Small-business owners want city to tap TIF money to provide ‘survival grants’

“Our ideal situation is to be able to get back to paying people payroll while we are closed,” said Andrew Mooney, general manager of Art + Science hair salons.

Roger Romanelli, executive director of the Fulton Market Association

Roger Romanelli, executive director of the Fulton Market Association

Fulton Market Association

A group of small-business owners on Thursday called for Mayor Lori Lightfoot to tap TIF money to provide “survival grants” of up to $50,000 to help thousands of owners and employees stave off ruin.

The proposal would require applicants to have a dollar-for-dollar match of the requested grant money in hand. Business owners would also be required to use the cash infusion to retain at least 50% of employees over the next 60 days.

Since grants aren’t not repaid, small businesses avoid increasing their debt.

“This is the moment in Chicago’s history to set the TIF program on the right course,” Roger Romanelli, executive director of the Fulton Market Association, a nonprofit economic development group, said during a conference call with reporters Thursday.

Jay Goltz, owner of Artists Frame Service and Jayson Home, estimates he, like many other business owners, has paid hundreds of thousands of dollars worth of taxes that were put in TIF funds.

“They’ve got the money, we all paid in for that money. It’s not like any of us are going to take the money and go buy a new car with it,” Goltz said.

The proposal has the support of several aldermen but Lightfoot’s office hasn’t officially weighed in, Romanelli said.

A spokeswoman for the mayor did not immediately respond to a request for comment.

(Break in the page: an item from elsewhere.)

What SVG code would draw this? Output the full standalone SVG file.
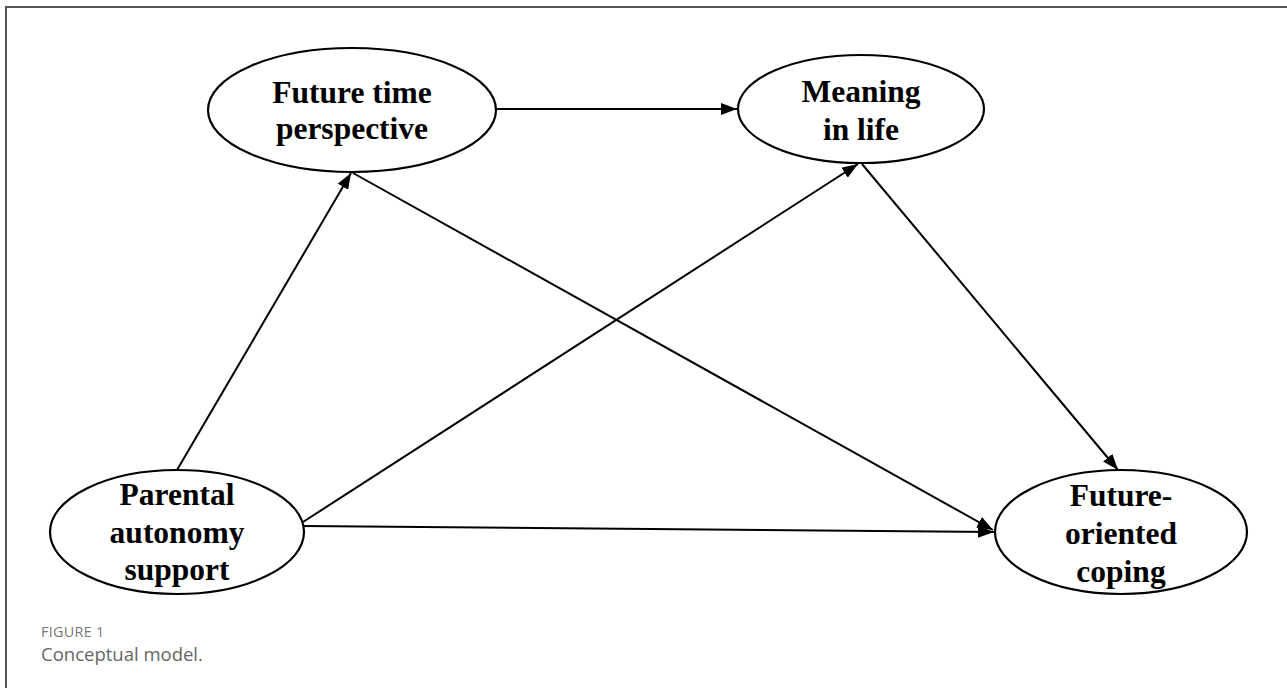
<svg xmlns="http://www.w3.org/2000/svg" width="1287" height="688" viewBox="0 0 1287 688">
<style>
.node ellipse{fill:#fff;stroke:#000;stroke-width:2.2}
.node text{font-family:"Liberation Serif","Times New Roman",serif;font-weight:bold;font-size:31.5px;fill:#000;text-anchor:middle}
.edge{stroke:#000;stroke-width:2;fill:none;marker-end:url(#ah)}
.cap1{font-family:"Open Sans","Noto Sans",sans-serif;font-size:14.4px;fill:#777;letter-spacing:0.3px}
.cap2{font-family:"Open Sans","Noto Sans",sans-serif;font-size:18.5px;fill:#666}
</style>
<defs>
<marker id="ah" markerUnits="userSpaceOnUse" markerWidth="17" markerHeight="12" refX="16" refY="6" orient="auto">
<path d="M0,0 L16,6 L0,12 z" fill="#000"/>
</marker>
</defs>
<rect width="1287" height="688" fill="#fff"/>
<path d="M6,688 V7 H1287" fill="none" stroke="#555" stroke-width="2"/>
<g id="connectors">
<line class="edge" x1="496" y1="109" x2="737" y2="109"/>
<line class="edge" x1="177" y1="470" x2="351" y2="173"/>
<line class="edge" x1="353" y1="173" x2="993" y2="530"/>
<line class="edge" x1="303" y1="522" x2="858" y2="164"/>
<line class="edge" x1="862" y1="164" x2="1118" y2="470"/>
<line class="edge" x1="303" y1="526" x2="994" y2="532"/>
</g>
<g id="ftp" class="node">
<ellipse cx="352" cy="110" rx="144" ry="62"/>
<text x="352" y="103">Future time</text>
<text x="352" y="139">perspective</text>
</g>
<g id="mil" class="node">
<ellipse cx="861" cy="109" rx="123" ry="54"/>
<text x="861" y="102">Meaning</text>
<text x="861" y="140">in life</text>
</g>
<g id="pas" class="node">
<ellipse cx="177" cy="532" rx="127" ry="62"/>
<text x="177" y="505">Parental</text>
<text x="177" y="543">autonomy</text>
<text x="177" y="580">support</text>
</g>
<g id="foc" class="node">
<ellipse cx="1121" cy="532" rx="126" ry="62"/>
<text x="1121" y="506">Future-</text>
<text x="1121" y="544">oriented</text>
<text x="1121" y="582">coping</text>
</g>
<text class="cap1" x="41" y="637">FIGURE 1</text>
<text class="cap2" x="41" y="661">Conceptual model.</text>
</svg>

“This is the whole reason it exists,” Andrew Mooney, general manager of Art + Science hair salons, said of TIF funds. “To keep it locked up at this time for some mythical opportunity down the line just doesn’t make any sense in any way. ... If it doesn’t get used now, what is the point of it?”

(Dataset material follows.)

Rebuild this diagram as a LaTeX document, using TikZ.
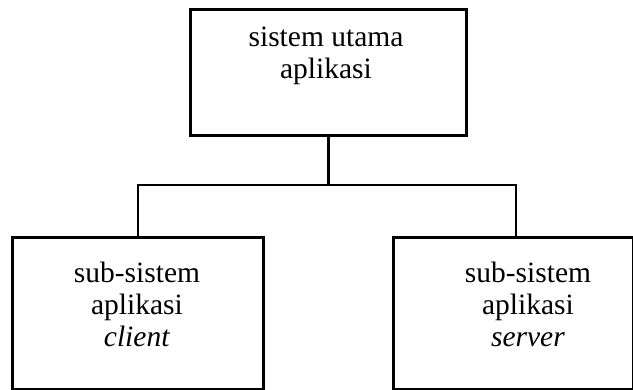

Art + Science has about 100 employees at multiple locations.

“Our ideal situation is to be able to get back to paying people payroll while we are closed,” he said.

Romanelli praised Lightfoot’s recent rollout of “Resiliency Loans” from the city to small businesses, but said companies with more than $3 million of annual sales and more than 50 employees aren’t eligible.

“The vast majority of small businesses exceed those restrictive thresholds, and we know that the City Council has latitude to spend the TIF money on urgent economic challenges,” he said.

Ron Cain, who heads up Kuma’s Corner, a restaurant with locations in Chicago and the suburbs, said he’s fearful a rush by thousands of small businesses expected to apply Friday for federal stimulus funds could result in wait times of weeks or months to receive cash.

Survival grants issued by the city could help bridge the gap, he said.